>> begin Recorded information

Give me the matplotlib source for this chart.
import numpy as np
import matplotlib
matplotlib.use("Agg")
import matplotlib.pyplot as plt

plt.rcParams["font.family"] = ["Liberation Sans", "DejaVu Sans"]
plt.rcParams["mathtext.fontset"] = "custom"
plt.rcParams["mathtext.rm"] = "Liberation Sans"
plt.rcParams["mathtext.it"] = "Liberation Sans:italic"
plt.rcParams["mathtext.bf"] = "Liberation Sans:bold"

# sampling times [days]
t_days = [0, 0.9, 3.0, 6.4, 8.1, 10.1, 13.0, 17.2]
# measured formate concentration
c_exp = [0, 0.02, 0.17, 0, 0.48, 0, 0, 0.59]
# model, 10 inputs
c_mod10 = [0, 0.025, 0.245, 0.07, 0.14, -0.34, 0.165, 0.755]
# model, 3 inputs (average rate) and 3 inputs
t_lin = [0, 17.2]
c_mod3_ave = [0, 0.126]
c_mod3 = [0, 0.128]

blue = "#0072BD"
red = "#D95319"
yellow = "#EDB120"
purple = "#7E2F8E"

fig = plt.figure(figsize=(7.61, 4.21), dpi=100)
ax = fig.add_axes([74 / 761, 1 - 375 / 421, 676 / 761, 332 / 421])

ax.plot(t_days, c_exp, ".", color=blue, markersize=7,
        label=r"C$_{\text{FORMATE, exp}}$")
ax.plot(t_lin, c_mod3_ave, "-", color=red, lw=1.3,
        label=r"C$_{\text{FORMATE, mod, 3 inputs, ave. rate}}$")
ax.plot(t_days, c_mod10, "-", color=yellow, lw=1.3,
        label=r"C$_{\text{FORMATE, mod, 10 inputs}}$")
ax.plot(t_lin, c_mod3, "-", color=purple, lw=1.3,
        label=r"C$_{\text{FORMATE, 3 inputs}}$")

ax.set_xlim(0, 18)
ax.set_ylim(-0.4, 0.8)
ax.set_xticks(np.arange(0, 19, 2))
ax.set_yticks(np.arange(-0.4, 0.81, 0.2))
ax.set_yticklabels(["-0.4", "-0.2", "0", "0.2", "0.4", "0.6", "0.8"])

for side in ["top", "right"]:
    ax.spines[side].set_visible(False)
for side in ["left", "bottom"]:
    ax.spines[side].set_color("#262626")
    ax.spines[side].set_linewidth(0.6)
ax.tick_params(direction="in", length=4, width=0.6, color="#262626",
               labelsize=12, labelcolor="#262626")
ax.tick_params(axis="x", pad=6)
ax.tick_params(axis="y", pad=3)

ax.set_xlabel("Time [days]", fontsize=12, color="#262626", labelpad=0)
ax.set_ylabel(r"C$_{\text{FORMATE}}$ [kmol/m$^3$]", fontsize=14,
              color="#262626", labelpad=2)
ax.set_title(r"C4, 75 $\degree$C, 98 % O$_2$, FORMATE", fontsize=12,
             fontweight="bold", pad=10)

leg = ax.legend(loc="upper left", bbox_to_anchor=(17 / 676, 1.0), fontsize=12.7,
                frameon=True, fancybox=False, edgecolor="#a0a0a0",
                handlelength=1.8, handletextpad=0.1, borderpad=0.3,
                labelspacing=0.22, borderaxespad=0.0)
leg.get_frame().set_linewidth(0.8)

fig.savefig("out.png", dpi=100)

>> end Recorded information

• _Challenge_: Copy out the whole listing exactly; please set it all down.

• _Task result_:
Give me the matplotlib source for this chart.
import numpy as np
import matplotlib
matplotlib.use("Agg")
import matplotlib.pyplot as plt

plt.rcParams["font.family"] = ["Liberation Sans", "DejaVu Sans"]
plt.rcParams["mathtext.fontset"] = "custom"
plt.rcParams["mathtext.rm"] = "Liberation Sans"
plt.rcParams["mathtext.it"] = "Liberation Sans:italic"
plt.rcParams["mathtext.bf"] = "Liberation Sans:bold"

# sampling times [days]
t_days = [0, 0.9, 3.0, 6.4, 8.1, 10.1, 13.0, 17.2]
# measured formate concentration
c_exp = [0, 0.02, 0.17, 0, 0.48, 0, 0, 0.59]
# model, 10 inputs
c_mod10 = [0, 0.025, 0.245, 0.07, 0.14, -0.34, 0.165, 0.755]
# model, 3 inputs (average rate) and 3 inputs
t_lin = [0, 17.2]
c_mod3_ave = [0, 0.126]
c_mod3 = [0, 0.128]

blue = "#0072BD"
red = "#D95319"
yellow = "#EDB120"
purple = "#7E2F8E"

fig = plt.figure(figsize=(7.61, 4.21), dpi=100)
ax = fig.add_axes([74 / 761, 1 - 375 / 421, 676 / 761, 332 / 421])

ax.plot(t_days, c_exp, ".", color=blue, markersize=7,
        label=r"C$_{\text{FORMATE, exp}}$")
ax.plot(t_lin, c_mod3_ave, "-", color=red, lw=1.3,
        label=r"C$_{\text{FORMATE, mod, 3 inputs, ave. rate}}$")
ax.plot(t_days, c_mod10, "-", color=yellow, lw=1.3,
        label=r"C$_{\text{FORMATE, mod, 10 inputs}}$")
ax.plot(t_lin, c_mod3, "-", color=purple, lw=1.3,
        label=r"C$_{\text{FORMATE, 3 inputs}}$")

ax.set_xlim(0, 18)
ax.set_ylim(-0.4, 0.8)
ax.set_xticks(np.arange(0, 19, 2))
ax.set_yticks(np.arange(-0.4, 0.81, 0.2))
ax.set_yticklabels(["-0.4", "-0.2", "0", "0.2", "0.4", "0.6", "0.8"])

for side in ["top", "right"]:
    ax.spines[side].set_visible(False)
for side in ["left", "bottom"]:
    ax.spines[side].set_color("#262626")
    ax.spines[side].set_linewidth(0.6)
ax.tick_params(direction="in", length=4, width=0.6, color="#262626",
               labelsize=12, labelcolor="#262626")
ax.tick_params(axis="x", pad=6)
ax.tick_params(axis="y", pad=3)

ax.set_xlabel("Time [days]", fontsize=12, color="#262626", labelpad=0)
ax.set_ylabel(r"C$_{\text{FORMATE}}$ [kmol/m$^3$]", fontsize=14,
              color="#262626", labelpad=2)
ax.set_title(r"C4, 75 $\degree$C, 98 % O$_2$, FORMATE", fontsize=12,
             fontweight="bold", pad=10)

leg = ax.legend(loc="upper left", bbox_to_anchor=(17 / 676, 1.0), fontsize=12.7,
                frameon=True, fancybox=False, edgecolor="#a0a0a0",
                handlelength=1.8, handletextpad=0.1, borderpad=0.3,
                labelspacing=0.22, borderaxespad=0.0)
leg.get_frame().set_linewidth(0.8)

fig.savefig("out.png", dpi=100)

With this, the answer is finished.